While married to renowned playwright Bijon Bhattacharya, one of the founding pillars of the IPTA movement, she gave birth to one of our country’s finest novelists, Nabarun Bhattacharya. She and Bijon later separated, after a 12-year marriage.
First strike
She started her career in three high-impact fields — as an educator at Calcutta’s Bijoygarh College, an educational institution for working women; a journalist; and a creative writer, all at the same time. During her tenure, she came to be a champion of Dalit issues and rights, and championed especially the problems of the Lodhas and Shabars, the tribal communities of her home state. She also came in contact with the tribals in Bihar, Madhya Pradesh, and Chhattisgarh. She thereby dedicated her life to uplifting theirs, through activism and literature, and became a celebrated Bengali activist and author.

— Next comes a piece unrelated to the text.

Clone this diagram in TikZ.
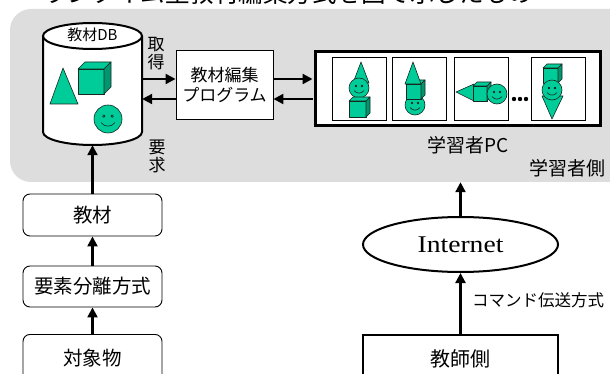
\documentclass[tikz,border=0pt]{standalone}
\usepackage{fontspec}
\setmainfont{Noto Sans CJK JP}
\newfontfamily\latinserif{Liberation Serif}
\usetikzlibrary{arrows.meta,shapes.geometric}

\definecolor{panelgray}{RGB}{221,221,221}
\definecolor{solidgreen}{RGB}{0,204,153}
\definecolor{shadegreen}{RGB}{0,150,112}
\definecolor{solidline}{RGB}{20,40,30}

\newcommand\fs[1]{\fontsize{#1}{#1}\selectfont}

% solid block: #1 x, #2 y of back edge, #3 width, #4 height, #5 depth
\newcommand\solidcube[5]{%
  \filldraw[solid] (#1,#2+#5) rectangle (#1+#3,#2+#5+#4);
  \filldraw[solid] (#1,#2+#5) -- (#1+#5,#2) -- (#1+#3+#5,#2) -- (#1+#3,#2+#5) -- cycle;
  \filldraw[solid,fill=shadegreen] (#1+#3,#2+#5) -- (#1+#3+#5,#2) -- (#1+#3+#5,#2+#4) -- (#1+#3,#2+#5+#4) -- cycle;}
% face: #1 cx, #2 cy, #3 radius
\newcommand\smileface[3]{%
  \filldraw[solid] (#1,#2) circle[radius=#3];
  \filldraw[solid] (#1-0.3*#3,#2-0.2*#3) circle[radius=0.09*#3];
  \filldraw[solid] (#1+0.3*#3,#2-0.2*#3) circle[radius=0.09*#3];
  \draw[solid] (#1-0.5*#3,#2+0.25*#3) .. controls (#1-0.25*#3,#2+0.6*#3) and (#1+0.25*#3,#2+0.6*#3) .. (#1+0.5*#3,#2+0.25*#3);}
% cone as a triangle: three corners
\newcommand\solidcone[3]{\filldraw[solid] #1 -- #2 -- #3 -- cycle;}

\tikzset{
  solid/.style={fill=solidgreen,draw=solidline,line width=0.6pt,line join=round},
  arr/.style={line width=2.2pt,-{Triangle[length=10pt,width=10pt]}},
  flowbox/.style={draw,line width=0.9pt,rounded corners=7pt,minimum width=139pt,font=\fs{19.5},inner sep=0pt},
  frame/.style={draw,line width=0.9pt,minimum width=54pt,minimum height=63pt,fill=white,inner sep=0pt},
  lbl/.style={font=\fs{17},inner sep=0pt},
}

\begin{document}
\begin{tikzpicture}[x=1pt,y=-1pt]
\useasboundingbox (0,0) rectangle (610,374);

% heading line, cut by the top edge
\node[anchor=base west,font=\fs{24.5},inner sep=0pt] (title) at (43,3) {ランタイム型教材編集方式を図で示したもの};

% learner side panel
\node[fill=panelgray,rounded corners=21pt,minimum width=640pt,minimum height=173pt,inner sep=0pt] (learner) at (330,95.5) {};

% material database
\node[minimum width=99pt,minimum height=122pt,inner sep=0pt] (db) at (92.5,84) {};
\filldraw[fill=white,line width=2pt] (43,36) -- (43,132) arc[start angle=180,end angle=0,x radius=49.5,y radius=13] -- (142,36);
\filldraw[fill=white,line width=2pt] (92.5,36) ellipse[x radius=49.5,y radius=13];
\node[font=\fs{15},inner sep=0pt] (dblabel) at (92.5,35) {教材DB};
\solidcone{(63,68)}{(50,104)}{(78,104)}
\solidcube{78}{62}{26}{25}{7}
\smileface{108}{119}{14}

% editor program
\node[draw,fill=white,line width=0.9pt,minimum width=97pt,minimum height=69pt,align=center,font=\fs{17},inner sep=0pt] (prog) at (224.5,84.5) {教材編集\\[3pt]プログラム};

% learner PC with four views
\node[draw,fill=white,line width=3pt,minimum width=285pt,minimum height=74pt,inner sep=0pt] (pc) at (458,88.5) {};
\node[frame] (v1) at (359,88.5) {};
\node[frame] (v2) at (419.5,88.5) {};
\node[frame] (v3) at (481,88.5) {};
\node[frame] (v4) at (558,88.5) {};

\solidcone{(361,62)}{(353,83)}{(369,83)}
\smileface{359}{88}{10}
\solidcube{349}{97}{17}{16}{4}

\smileface{415}{105}{10}
\solidcube{406}{80}{15}{15}{4}
\solidcone{(413,62)}{(405,84)}{(421,84)}

\solidcone{(456,92)}{(474,84)}{(474,101)}
\solidcube{473}{82}{14}{15}{4}
\smileface{497}{94}{10}

\solidcone{(542,96)}{(563,96)}{(552,119)}
\solidcube{543}{64}{15}{15}{4}
\smileface{552}{90}{10}

\foreach \dx in {514,520,526} \fill (\dx,99) circle[radius=2.2];

\node[font=\fs{19},inner sep=0pt] (pclabel) at (468,145) {学習者PC};
\node[font=\fs{19},inner sep=0pt] (sidelabel) at (567,168) {学習者側};

% fetch / request labels
\node[lbl,align=center] (fetch) at (156,54) {取\\[1pt]得};
\node[lbl,align=center] (req) at (157,156.5) {要\\[1pt]求};

% teacher side
\node[ellipse,draw,line width=2pt,minimum width=195pt,minimum height=55pt,inner sep=0pt,font=\latinserif\fs{24}] (inet) at (460.5,244.5) {\scalebox{1.15}[1]{Internet}};
\node[anchor=north,draw,line width=2pt,minimum width=195pt,inner sep=0pt,text height=31pt,text depth=35pt,font=\fs{20}] (teacher) at (460.5,334) {教師側};
\node[anchor=west,font=\fs{16.5},inner sep=0pt] (cmd) at (472,300) {コマンド伝送方式};

% authoring chain
\node[flowbox,minimum height=42pt] (mat) at (92.5,215) {教材};
\node[flowbox,minimum height=41pt] (sep) at (92.5,286.5) {要素分離方式};
\node[flowbox,anchor=north,text height=31pt,text depth=35pt] (obj) at (92.5,334) {対象物};

% connectors
\coordinate (ua) at ([yshift=5.5pt]prog.west);
\coordinate (la) at ([yshift=-14.5pt]prog.west);
\coordinate (ub) at ([yshift=5.5pt]prog.east);
\coordinate (lb) at ([yshift=-14.5pt]prog.east);
\draw[arr] (ua -| db.east) -- (ua);
\draw[arr] (la) -- (la -| db.east);
\draw[arr,shorten >=1.5pt] (ub) -- (ub -| pc.west);
\draw[arr,shorten <=1.5pt] (lb -| pc.west) -- (lb);

\draw[arr] (mat.north) -- (db.south);
\draw[arr] (sep.north) -- (mat.south);
\draw[arr] (obj.north) -- (sep.south);
\draw[arr] (inet.north) -- (inet.north |- learner.south);
\draw[arr] (teacher.north) -- (inet.south);
\end{tikzpicture}
\end{document}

She had once famously said, when asked what inspired her fictional work: “I have always believed that the real history is made by ordinary people. I constantly come across the reappearance, in various forms, of folklore, ballads, myths and legends, carried by ordinary people across generations. The reason and inspiration for my writing are those people who are exploited and used, and yet do not accept defeat. For me, the endless source of ingredients for writing is in these amazingly noble, suffering human beings. Why should I look for my raw material elsewhere, once I have started knowing them? Sometimes it seems to me that my writing is really their doing.”
Her works
She has authored over a hundred novels that gave voice to Dalit oppression, women’s issues, and exploitation. Her literary milestones were Aranyer Adhikar or ‘The Occupation of the Forest’ that won her the Sahitya Akademi Award (Bengalo); and other masterpieces like Imaginary Maps, Breast Givers, Our Non-Veg Cow, that were all translated to several languages, and won her an array of coveted honours. Hazar Chaurasi ki Ma and Rudaali, both award-winning films, were based on her novels. So was the acclaimed Maati Maay.
Awards
Apart from winning the highest civilian honours in the literary sphere, namely the Padma Vibhushan, Sahitya Akademi, and Jnanpith awards, her journalistic excellence was also awarded with the Ramon Magsaysay Award — Journalism, Literature, and the Creative Communication Arts. In 2011, she was the recipient of the Banga Bibhushan awards, which were the highest civilian award from the Government of West Bengal. She made it to the Hall of Fame for Lifetime Achievement Sahityabrahma, and even became the first ever recipient of the Mamoni Raisom Goswami National Award for Literature, constituted by the Assam Sahitya Sabha.
Till the end
More recently, Mahasweta Devi had been spearheading the movement against the government of West Bengal’s industrial policy. She challenged the confiscation of large tracts of fertile agricultural land from farmers by the government, and their ceding to industrial houses at throwaway prices. Various intellectuals, artists, writers, and theatre artists were inspired out of their inaction, and marched alongside the workers to protest the controversial policy in Singur and Nandigram. She also supported Budhan Theatre — the theatre group of the Chhara Denotified Tribals of Gujarat.
Her stellar work for the sabars, a socio-economically backward tribal clan in Bihar, earned her the title ‘The mother of the Sabars.’